As Pluto learned in 2006, planetary status — like fame of any kind — can be painfully fleeting. Especially in today’s world, where new planets are being discovered at an incredible rate, and the very definition of a planet is in flux.

Brian Jackson, assistant professor in Boise State University’s Department of Physics, is in the second year of a three-year, $271,000 NASA Astrophysical Data Analysis Program grant aimed at finding and examining celestial bodies far different from what we think a planet should be. He is looking for planets orbiting much closer to their host stars than astronomers once thought possible — including one the size of Mars that zips around its sun in just four hours, an orbital period shorter than the extended version of “Return of the King.”

Thanks to NASA’s Kepler Space Telescope, launched in March 2009 to discover remote Earth-like worlds, more than 4,000 possible exoplanets, or extrasolar planets, have thus far been identified beyond the borders of our solar system. Currently more than 1,000 of them have been verified as true planets and some could possibly support life.

That’s because when “gas giant” exoplanets (enormous orbs composed mainly of hydrogen and helium, such as Jupiter and Saturn) get close enough to their host stars, their atmospheres can be stripped off, leaving behind only their rocky cores very close to the stars.

In these cores, Jackson believes, lie answers to one of life’s biggest questions: How did we get here?

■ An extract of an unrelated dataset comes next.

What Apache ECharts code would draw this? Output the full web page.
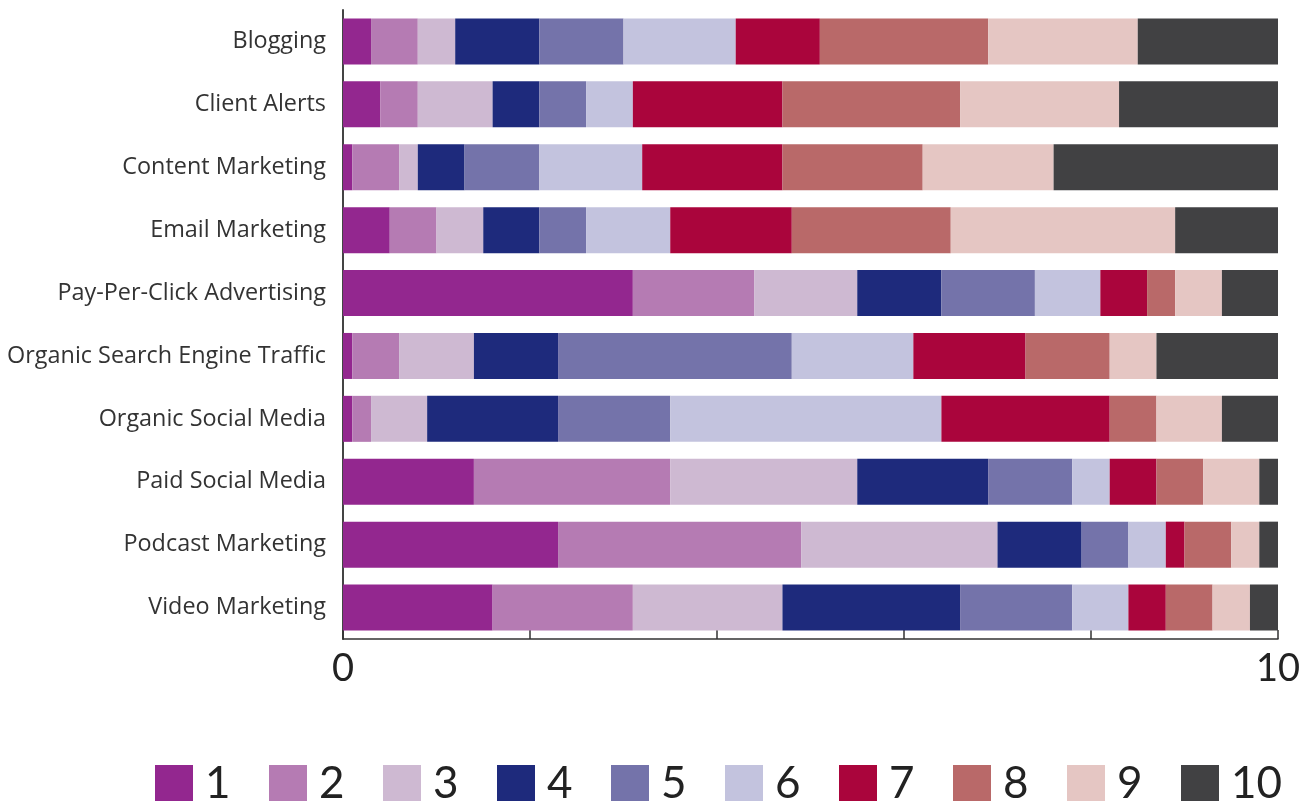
<!DOCTYPE html>
<html>
<head>
<meta charset="utf-8">
<script src="https://cdn.jsdelivr.net/npm/echarts@6/dist/echarts.min.js"></script>
<style>
  html, body { margin: 0; padding: 0; background: #fff; }
  #ch-main { width: 1310px; height: 801px; }
</style>
</head>
<body>
<div id="ch-main"></div>
<script>
let main = echarts.init(document.getElementById('ch-main'));

// channels (top to bottom)
let categories = ['Blogging', 'Client Alerts', 'Content Marketing', 'Email Marketing',
  'Pay-Per-Click Advertising', 'Organic Search Engine Traffic', 'Organic Social Media',
  'Paid Social Media', 'Podcast Marketing', 'Video Marketing'];

// rating levels 1..10, one array per level, values per channel
let rating1  = [0.3, 0.4, 0.1, 0.5, 3.1, 0.1, 0.1, 1.4, 2.3, 1.6];
let rating2  = [0.5, 0.4, 0.5, 0.5, 1.3, 0.5, 0.2, 2.1, 2.6, 1.5];
let rating3  = [0.4, 0.8, 0.2, 0.5, 1.1, 0.8, 0.6, 2.0, 2.1, 1.6];
let rating4  = [0.9, 0.5, 0.5, 0.6, 0.9, 0.9, 1.4, 1.4, 0.9, 1.9];
let rating5  = [0.9, 0.5, 0.8, 0.5, 1.0, 2.5, 1.2, 0.9, 0.5, 1.2];
let rating6  = [1.2, 0.5, 1.1, 0.9, 0.7, 1.3, 2.9, 0.4, 0.4, 0.6];
let rating7  = [0.9, 1.6, 1.5, 1.3, 0.5, 1.2, 1.8, 0.5, 0.2, 0.4];
let rating8  = [1.8, 1.9, 1.5, 1.7, 0.3, 0.9, 0.5, 0.5, 0.5, 0.5];
let rating9  = [1.6, 1.7, 1.4, 2.4, 0.5, 0.5, 0.7, 0.6, 0.3, 0.4];
let rating10 = [1.5, 1.7, 2.4, 1.1, 0.6, 1.3, 0.6, 0.2, 0.2, 0.3];

let ratingNames = ['1', '2', '3', '4', '5', '6', '7', '8', '9', '10'];
let ratingData = [rating1, rating2, rating3, rating4, rating5, rating6, rating7, rating8, rating9, rating10];
let colors = ['#93278f', '#b57bb3', '#ceb9d2', '#1e2a7c', '#7473aa',
  '#c3c3de', '#aa053c', '#b96969', '#e5c6c3', '#414143'];

let series = ratingNames.map(function (name, i) {
  return {
    name: name,
    type: 'bar',
    stack: 'total',
    barWidth: 46,
    data: ratingData[i],
    itemStyle: { color: colors[i] }
  };
});

let option = {
  animation: false,
  grid: { left: 343, right: 32, top: 10, bottom: 162 },
  legend: {
    left: 155,
    top: 762,
    padding: 0,
    itemWidth: 38,
    itemHeight: 38,
    itemGap: 0,
    icon: 'rect',
    formatter: '{n|{name}}',
    textStyle: {
      rich: {
        n: {
          fontFamily: 'Lato',
          fontSize: 44,
          lineHeight: 38,
          color: '#222',
          width: 64,
          padding: [0, 0, 0, 7]
        }
      }
    },
    data: ratingNames
  },
  xAxis: {
    type: 'value',
    min: 0,
    max: 10,
    interval: 2,
    splitLine: { show: false },
    axisLine: { show: true, lineStyle: { color: '#333', width: 1.5 } },
    axisTick: { show: true, inside: true, length: 9, lineStyle: { color: '#333', width: 1.5 } },
    axisLabel: {
      margin: 11,
      fontFamily: 'Lato',
      fontSize: 38,
      color: '#222',
      formatter: function (v) { return (v === 0 || v === 10) ? String(v) : ''; }
    }
  },
  yAxis: {
    type: 'category',
    inverse: true,
    data: categories,
    axisLine: { show: true, lineStyle: { color: '#444', width: 2 } },
    axisTick: { show: false },
    axisLabel: {
      margin: 17,
      fontFamily: 'Open Sans',
      fontSize: 23.4,
      color: '#333'
    }
  },
  series: series
};

main.setOption(option);
</script>
</body>
</html>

“In asking how planets form and evolve, it’s good to have a lot of examples,” Jackson said. “What we learn can help us understand the origins of our own planet.”

So how does a scientist discover and study planets that are light years away?

By looking for the shadow of a planet as it transits in front of its host star, the Kepler mission has found thousands of potential planets. Astronomers also can look for the subtle “wobble” of a star affected by the gravitational tug of an orbiting planet. The period and amount of wobble, when combined with the size of the planet’s shadow, can tell astronomers a planet’s mass, density and composition, which leads to greater understanding of a planet’s physical makeup.

That’s important, Jackson said, because “what planets are made of feeds our understanding of how they form. And that can even help us understand how life on the Earth may have originated. What chemicals were available? How long did it take to form the planet, and how long until life was able to start?”

Jackson has pondered these big questions since he was a kid watching Carl Sagan’s 13-part series “Cosmos.” The groundbreaking public television program addressed a wide range of topics including the origin of life and Earth’s place in the grand universe.

“I’ve always wondered about those big questions,” Jackson said. “Like, why are we here, how did we get here, and where are we going?”

The Kepler mission offered a unique opportunity to finally get some answers.

During its nearly four-year mission, the $550 million Kepler space observatory mission focused on finding possible habitable planets by looking at objects in the “Goldilocks” or habitable zone that is just far enough from the host star to be neither too hot nor too cold for life. A hardware failure ended the original mission early, but NASA cleverly re-engineered the telescope’s operation, reincarnating it as the K2 mission, which has already found new planets of its own.

Jackson is scouring the rich database from the Kepler and K2 missions for objects very close to their host stars — about 50 times closer than Mercury is to our sun (which is about 36 million miles and an 88-day orbit). Although these celestial bodies are too hellishly hot to allow for the possibility of life, they offer plenty in the way of data on composition and density.

That data should keep Jackson and his research colleagues busy for a long while. And that’s just fine with Jackson.

“I’m both flattered and excited that the state of Idaho and Boise State University are willing to pay me to think about these things and teach students and the public about them as well,” he said.

Jackson is working with researchers from the Planetary Science Institute in Tucson, Arizona; the University of Texas-Austin McDonald Observatory; and the Johns Hopkins University Space Telescope Science Institute. The group also may use Boise State’s Challis Observatory for a closer look at possible planets.